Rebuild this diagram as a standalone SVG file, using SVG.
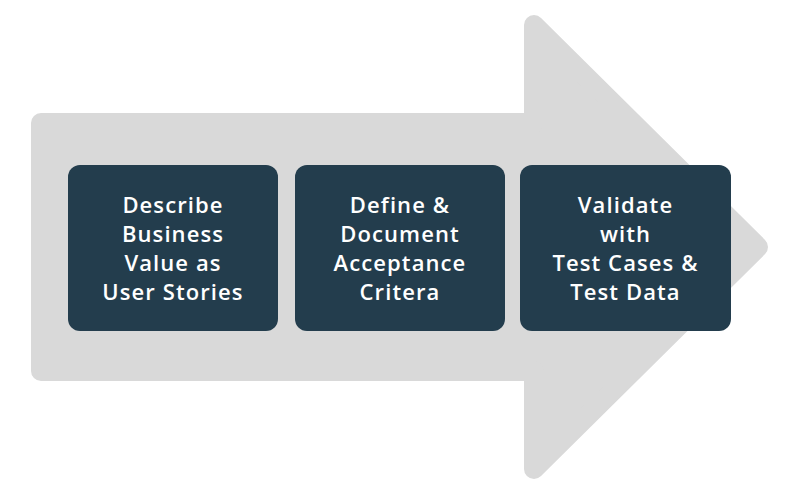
<svg xmlns="http://www.w3.org/2000/svg" width="800" height="495" viewBox="0 0 800 495">
<style>
.box{fill:#233d4d}
.lbl{fill:#ffffff;font-family:"Open Sans","Liberation Sans",sans-serif;font-weight:600;font-size:22px;letter-spacing:1.1px;text-anchor:middle}
</style>
<rect width="800" height="495" fill="#ffffff"/>
<g id="arrow">
<polygon points="41,123 534,123 534,25 758,247 534,469 534,371 41,371" fill="#d9d9d9" stroke="#d9d9d9" stroke-width="20" stroke-linejoin="round"/>
</g>
<g id="connectors"></g>
<g id="node1">
<rect class="box" x="68" y="165" width="210" height="166" rx="12"/>
<text class="lbl"><tspan x="173" y="213">Describe</tspan><tspan x="173" y="242">Business</tspan><tspan x="173" y="271">Value as</tspan><tspan x="173" y="300">User Stories</tspan></text>
</g>
<g id="node2">
<rect class="box" x="295" y="165" width="210" height="166" rx="12"/>
<text class="lbl"><tspan x="400" y="213">Define &amp;</tspan><tspan x="400" y="242">Document</tspan><tspan x="400" y="271">Acceptance</tspan><tspan x="400" y="300">Critera</tspan></text>
</g>
<g id="node3">
<rect class="box" x="520" y="165" width="211" height="166" rx="12"/>
<text class="lbl"><tspan x="625.5" y="213">Validate</tspan><tspan x="625.5" y="242">with</tspan><tspan x="625.5" y="271">Test Cases &amp;</tspan><tspan x="625.5" y="300">Test Data</tspan></text>
</g>
</svg>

▶ [Task to complete]:
Your task is an exact transcription of all the data, minus the pictures.

▶ [Written reply]:
Rebuild this diagram as a standalone SVG file, using SVG.
<svg xmlns="http://www.w3.org/2000/svg" width="800" height="495" viewBox="0 0 800 495">
<style>
.box{fill:#233d4d}
.lbl{fill:#ffffff;font-family:"Open Sans","Liberation Sans",sans-serif;font-weight:600;font-size:22px;letter-spacing:1.1px;text-anchor:middle}
</style>
<rect width="800" height="495" fill="#ffffff"/>
<g id="arrow">
<polygon points="41,123 534,123 534,25 758,247 534,469 534,371 41,371" fill="#d9d9d9" stroke="#d9d9d9" stroke-width="20" stroke-linejoin="round"/>
</g>
<g id="connectors"></g>
<g id="node1">
<rect class="box" x="68" y="165" width="210" height="166" rx="12"/>
<text class="lbl"><tspan x="173" y="213">Describe</tspan><tspan x="173" y="242">Business</tspan><tspan x="173" y="271">Value as</tspan><tspan x="173" y="300">User Stories</tspan></text>
</g>
<g id="node2">
<rect class="box" x="295" y="165" width="210" height="166" rx="12"/>
<text class="lbl"><tspan x="400" y="213">Define &amp;</tspan><tspan x="400" y="242">Document</tspan><tspan x="400" y="271">Acceptance</tspan><tspan x="400" y="300">Critera</tspan></text>
</g>
<g id="node3">
<rect class="box" x="520" y="165" width="211" height="166" rx="12"/>
<text class="lbl"><tspan x="625.5" y="213">Validate</tspan><tspan x="625.5" y="242">with</tspan><tspan x="625.5" y="271">Test Cases &amp;</tspan><tspan x="625.5" y="300">Test Data</tspan></text>
</g>
</svg>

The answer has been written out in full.